> _Short task_
Retype exactly what appears below from the line containing "Output the LaTeX" down to the line containing "(newarch) at (1068,88)", keeping both end lines. Do not include pictures.

Figure scripts
☆ ☆ ☆ ☆
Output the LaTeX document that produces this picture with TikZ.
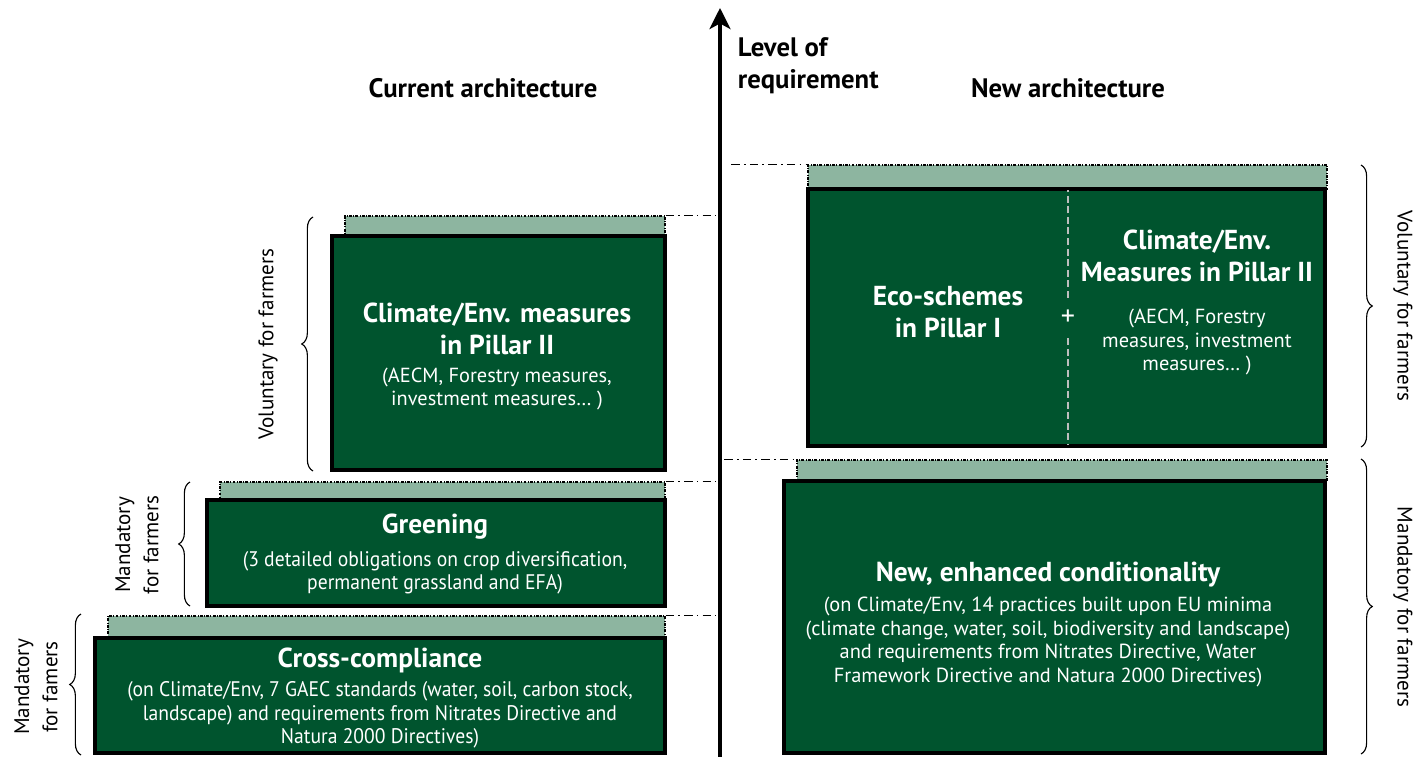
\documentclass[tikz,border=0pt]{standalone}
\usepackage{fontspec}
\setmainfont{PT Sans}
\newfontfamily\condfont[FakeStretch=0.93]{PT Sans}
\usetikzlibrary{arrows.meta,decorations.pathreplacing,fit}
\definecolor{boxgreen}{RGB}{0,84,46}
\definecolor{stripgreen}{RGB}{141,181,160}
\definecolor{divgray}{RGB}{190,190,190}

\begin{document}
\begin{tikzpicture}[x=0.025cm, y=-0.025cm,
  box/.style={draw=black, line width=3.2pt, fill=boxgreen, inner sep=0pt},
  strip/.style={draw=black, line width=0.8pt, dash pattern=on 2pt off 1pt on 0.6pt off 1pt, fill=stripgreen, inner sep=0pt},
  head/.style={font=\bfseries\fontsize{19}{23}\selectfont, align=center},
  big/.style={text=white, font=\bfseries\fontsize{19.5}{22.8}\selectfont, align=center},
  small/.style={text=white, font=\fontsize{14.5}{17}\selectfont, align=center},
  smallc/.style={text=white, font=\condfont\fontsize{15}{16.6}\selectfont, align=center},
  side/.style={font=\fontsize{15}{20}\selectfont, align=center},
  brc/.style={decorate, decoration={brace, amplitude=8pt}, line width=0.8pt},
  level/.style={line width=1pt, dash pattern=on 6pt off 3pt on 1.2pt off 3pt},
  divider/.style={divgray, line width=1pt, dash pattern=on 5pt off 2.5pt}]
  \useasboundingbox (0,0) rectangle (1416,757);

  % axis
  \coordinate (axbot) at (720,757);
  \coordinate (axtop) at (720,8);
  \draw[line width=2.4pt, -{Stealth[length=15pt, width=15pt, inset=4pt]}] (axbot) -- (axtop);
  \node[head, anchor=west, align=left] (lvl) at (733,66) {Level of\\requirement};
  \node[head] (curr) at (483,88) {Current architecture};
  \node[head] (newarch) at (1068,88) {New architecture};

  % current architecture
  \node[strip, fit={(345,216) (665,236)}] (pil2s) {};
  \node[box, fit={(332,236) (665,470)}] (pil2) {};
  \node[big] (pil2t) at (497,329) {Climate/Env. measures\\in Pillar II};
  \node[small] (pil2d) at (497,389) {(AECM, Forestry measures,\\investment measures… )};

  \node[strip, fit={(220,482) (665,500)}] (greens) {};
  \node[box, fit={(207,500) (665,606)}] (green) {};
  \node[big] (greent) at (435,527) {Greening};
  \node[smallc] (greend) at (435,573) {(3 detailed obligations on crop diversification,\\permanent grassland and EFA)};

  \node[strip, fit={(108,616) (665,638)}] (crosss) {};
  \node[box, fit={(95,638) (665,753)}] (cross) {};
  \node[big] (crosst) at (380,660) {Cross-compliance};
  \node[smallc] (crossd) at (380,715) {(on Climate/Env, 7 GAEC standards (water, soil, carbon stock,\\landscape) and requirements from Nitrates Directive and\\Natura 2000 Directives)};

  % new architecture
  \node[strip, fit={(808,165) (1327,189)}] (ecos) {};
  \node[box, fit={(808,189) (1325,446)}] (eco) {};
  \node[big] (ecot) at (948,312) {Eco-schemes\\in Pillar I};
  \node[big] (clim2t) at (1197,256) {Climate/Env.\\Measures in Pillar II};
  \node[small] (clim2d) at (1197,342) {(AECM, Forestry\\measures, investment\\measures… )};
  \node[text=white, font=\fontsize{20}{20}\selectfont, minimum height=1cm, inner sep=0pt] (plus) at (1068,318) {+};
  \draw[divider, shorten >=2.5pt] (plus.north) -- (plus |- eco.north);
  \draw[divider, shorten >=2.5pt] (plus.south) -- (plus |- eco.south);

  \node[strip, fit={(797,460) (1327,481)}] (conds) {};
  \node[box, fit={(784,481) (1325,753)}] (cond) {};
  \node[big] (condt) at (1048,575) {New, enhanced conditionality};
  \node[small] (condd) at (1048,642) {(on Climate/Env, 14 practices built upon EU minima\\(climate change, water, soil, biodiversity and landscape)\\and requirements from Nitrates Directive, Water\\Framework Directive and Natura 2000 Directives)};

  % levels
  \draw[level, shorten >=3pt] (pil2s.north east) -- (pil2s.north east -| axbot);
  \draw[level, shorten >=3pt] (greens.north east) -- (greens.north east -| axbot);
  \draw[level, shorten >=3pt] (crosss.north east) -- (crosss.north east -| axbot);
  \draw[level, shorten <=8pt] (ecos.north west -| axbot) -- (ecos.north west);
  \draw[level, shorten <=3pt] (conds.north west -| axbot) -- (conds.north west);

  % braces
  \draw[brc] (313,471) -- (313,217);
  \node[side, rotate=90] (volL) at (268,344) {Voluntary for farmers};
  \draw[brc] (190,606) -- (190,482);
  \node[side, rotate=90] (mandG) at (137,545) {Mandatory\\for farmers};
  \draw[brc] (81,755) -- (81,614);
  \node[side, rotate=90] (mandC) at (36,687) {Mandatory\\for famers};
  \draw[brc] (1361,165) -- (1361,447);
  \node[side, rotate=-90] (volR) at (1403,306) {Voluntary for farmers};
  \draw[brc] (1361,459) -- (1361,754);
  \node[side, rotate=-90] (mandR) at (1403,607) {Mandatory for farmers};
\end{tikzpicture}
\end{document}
☆ ☆ ☆ ☆
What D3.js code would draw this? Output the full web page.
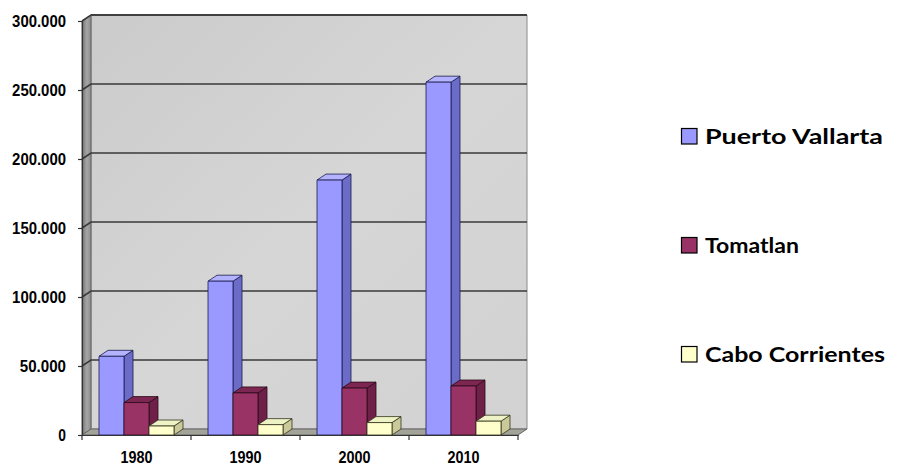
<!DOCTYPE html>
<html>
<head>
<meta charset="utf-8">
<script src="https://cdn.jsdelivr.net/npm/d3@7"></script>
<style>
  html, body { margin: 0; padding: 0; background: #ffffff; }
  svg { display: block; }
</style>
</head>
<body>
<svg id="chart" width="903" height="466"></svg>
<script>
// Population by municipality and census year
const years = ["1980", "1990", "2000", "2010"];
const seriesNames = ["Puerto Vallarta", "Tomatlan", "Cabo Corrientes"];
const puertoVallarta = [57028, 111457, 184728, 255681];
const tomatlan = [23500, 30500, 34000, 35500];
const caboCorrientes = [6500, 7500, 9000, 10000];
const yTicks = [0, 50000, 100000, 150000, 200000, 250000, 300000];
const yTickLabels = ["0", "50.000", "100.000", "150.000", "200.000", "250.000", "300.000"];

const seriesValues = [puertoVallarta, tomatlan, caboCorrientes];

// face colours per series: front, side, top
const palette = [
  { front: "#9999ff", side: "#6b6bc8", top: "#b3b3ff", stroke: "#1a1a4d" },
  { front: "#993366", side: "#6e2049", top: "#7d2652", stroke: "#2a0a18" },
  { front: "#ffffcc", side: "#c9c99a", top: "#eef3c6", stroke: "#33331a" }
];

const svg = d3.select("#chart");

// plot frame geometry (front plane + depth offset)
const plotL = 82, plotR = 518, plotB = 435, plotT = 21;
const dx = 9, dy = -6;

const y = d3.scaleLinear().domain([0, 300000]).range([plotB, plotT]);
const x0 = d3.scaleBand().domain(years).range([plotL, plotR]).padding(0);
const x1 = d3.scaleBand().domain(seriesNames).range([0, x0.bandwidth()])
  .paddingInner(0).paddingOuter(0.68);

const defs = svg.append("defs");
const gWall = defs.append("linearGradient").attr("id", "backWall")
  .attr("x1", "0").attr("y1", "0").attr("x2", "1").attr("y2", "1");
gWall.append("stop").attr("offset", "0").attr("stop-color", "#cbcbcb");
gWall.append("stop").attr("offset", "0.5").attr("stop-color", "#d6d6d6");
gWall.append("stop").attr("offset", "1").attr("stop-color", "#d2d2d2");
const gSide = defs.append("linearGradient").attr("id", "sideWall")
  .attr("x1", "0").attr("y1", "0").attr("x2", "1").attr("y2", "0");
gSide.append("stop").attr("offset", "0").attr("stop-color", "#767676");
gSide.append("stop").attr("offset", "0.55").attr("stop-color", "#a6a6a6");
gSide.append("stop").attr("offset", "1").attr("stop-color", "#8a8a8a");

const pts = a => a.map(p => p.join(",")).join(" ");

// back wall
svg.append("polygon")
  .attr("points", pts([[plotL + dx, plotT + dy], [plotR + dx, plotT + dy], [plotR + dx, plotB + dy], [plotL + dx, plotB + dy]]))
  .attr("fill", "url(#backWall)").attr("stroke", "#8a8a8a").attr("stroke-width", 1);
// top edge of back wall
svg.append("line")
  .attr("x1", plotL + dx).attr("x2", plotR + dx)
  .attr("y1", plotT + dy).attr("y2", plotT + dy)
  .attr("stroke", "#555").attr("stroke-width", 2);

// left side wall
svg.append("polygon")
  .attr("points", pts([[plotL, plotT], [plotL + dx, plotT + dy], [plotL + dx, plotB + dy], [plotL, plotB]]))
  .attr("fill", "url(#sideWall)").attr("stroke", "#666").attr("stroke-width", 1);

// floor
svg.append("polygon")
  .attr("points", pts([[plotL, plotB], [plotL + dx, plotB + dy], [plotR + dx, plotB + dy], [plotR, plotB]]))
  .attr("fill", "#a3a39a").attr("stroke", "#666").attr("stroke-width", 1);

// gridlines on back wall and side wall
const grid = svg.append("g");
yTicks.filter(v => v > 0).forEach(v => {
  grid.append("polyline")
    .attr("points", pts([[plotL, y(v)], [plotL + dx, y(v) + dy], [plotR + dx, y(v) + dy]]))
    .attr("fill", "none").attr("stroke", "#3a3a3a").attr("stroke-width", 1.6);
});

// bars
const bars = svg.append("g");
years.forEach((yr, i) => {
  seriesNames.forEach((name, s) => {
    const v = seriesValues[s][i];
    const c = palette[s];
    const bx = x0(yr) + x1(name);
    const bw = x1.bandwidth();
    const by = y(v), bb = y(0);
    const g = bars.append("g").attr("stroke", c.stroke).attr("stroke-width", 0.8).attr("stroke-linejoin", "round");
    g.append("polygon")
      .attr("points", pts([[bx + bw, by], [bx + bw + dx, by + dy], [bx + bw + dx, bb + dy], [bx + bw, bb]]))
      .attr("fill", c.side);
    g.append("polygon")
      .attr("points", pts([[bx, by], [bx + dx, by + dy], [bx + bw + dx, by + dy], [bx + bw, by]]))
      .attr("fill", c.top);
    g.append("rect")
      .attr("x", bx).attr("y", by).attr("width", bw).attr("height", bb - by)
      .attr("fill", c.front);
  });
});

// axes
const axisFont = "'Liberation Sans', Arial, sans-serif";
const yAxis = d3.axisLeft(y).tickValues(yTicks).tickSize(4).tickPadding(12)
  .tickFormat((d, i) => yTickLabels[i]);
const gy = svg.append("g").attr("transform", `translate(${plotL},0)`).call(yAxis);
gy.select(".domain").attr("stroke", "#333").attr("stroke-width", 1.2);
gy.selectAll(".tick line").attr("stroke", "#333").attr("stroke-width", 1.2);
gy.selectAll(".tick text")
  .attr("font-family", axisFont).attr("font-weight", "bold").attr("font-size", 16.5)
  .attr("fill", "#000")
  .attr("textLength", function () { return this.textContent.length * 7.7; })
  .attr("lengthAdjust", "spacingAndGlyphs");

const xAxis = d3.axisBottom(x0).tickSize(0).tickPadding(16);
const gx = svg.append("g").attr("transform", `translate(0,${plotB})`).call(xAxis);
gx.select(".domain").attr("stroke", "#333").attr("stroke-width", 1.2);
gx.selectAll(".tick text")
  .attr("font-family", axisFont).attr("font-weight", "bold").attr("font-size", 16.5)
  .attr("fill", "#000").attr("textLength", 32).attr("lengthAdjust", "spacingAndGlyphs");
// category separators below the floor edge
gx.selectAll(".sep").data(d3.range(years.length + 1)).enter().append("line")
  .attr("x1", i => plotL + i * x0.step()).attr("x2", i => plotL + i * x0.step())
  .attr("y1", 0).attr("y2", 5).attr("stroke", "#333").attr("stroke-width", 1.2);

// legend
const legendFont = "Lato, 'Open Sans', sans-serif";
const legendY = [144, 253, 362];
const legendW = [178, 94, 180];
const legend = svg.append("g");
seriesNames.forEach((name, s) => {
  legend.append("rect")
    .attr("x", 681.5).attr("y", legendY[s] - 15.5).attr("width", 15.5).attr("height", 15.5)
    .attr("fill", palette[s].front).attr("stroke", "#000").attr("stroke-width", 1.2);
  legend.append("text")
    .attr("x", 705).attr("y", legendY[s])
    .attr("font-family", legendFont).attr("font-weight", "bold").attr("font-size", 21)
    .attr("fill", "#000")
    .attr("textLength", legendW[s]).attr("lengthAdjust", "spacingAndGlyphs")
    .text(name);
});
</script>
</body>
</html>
☆ ☆ ☆ ☆
> _Exercise solution_
Output the LaTeX document that produces this picture with TikZ.
\documentclass[tikz,border=0pt]{standalone}
\usepackage{fontspec}
\setmainfont{PT Sans}
\newfontfamily\condfont[FakeStretch=0.93]{PT Sans}
\usetikzlibrary{arrows.meta,decorations.pathreplacing,fit}
\definecolor{boxgreen}{RGB}{0,84,46}
\definecolor{stripgreen}{RGB}{141,181,160}
\definecolor{divgray}{RGB}{190,190,190}

\begin{document}
\begin{tikzpicture}[x=0.025cm, y=-0.025cm,
  box/.style={draw=black, line width=3.2pt, fill=boxgreen, inner sep=0pt},
  strip/.style={draw=black, line width=0.8pt, dash pattern=on 2pt off 1pt on 0.6pt off 1pt, fill=stripgreen, inner sep=0pt},
  head/.style={font=\bfseries\fontsize{19}{23}\selectfont, align=center},
  big/.style={text=white, font=\bfseries\fontsize{19.5}{22.8}\selectfont, align=center},
  small/.style={text=white, font=\fontsize{14.5}{17}\selectfont, align=center},
  smallc/.style={text=white, font=\condfont\fontsize{15}{16.6}\selectfont, align=center},
  side/.style={font=\fontsize{15}{20}\selectfont, align=center},
  brc/.style={decorate, decoration={brace, amplitude=8pt}, line width=0.8pt},
  level/.style={line width=1pt, dash pattern=on 6pt off 3pt on 1.2pt off 3pt},
  divider/.style={divgray, line width=1pt, dash pattern=on 5pt off 2.5pt}]
  \useasboundingbox (0,0) rectangle (1416,757);

  % axis
  \coordinate (axbot) at (720,757);
  \coordinate (axtop) at (720,8);
  \draw[line width=2.4pt, -{Stealth[length=15pt, width=15pt, inset=4pt]}] (axbot) -- (axtop);
  \node[head, anchor=west, align=left] (lvl) at (733,66) {Level of\\requirement};
  \node[head] (curr) at (483,88) {Current architecture};
  \node[head] (newarch) at (1068,88) {New architecture};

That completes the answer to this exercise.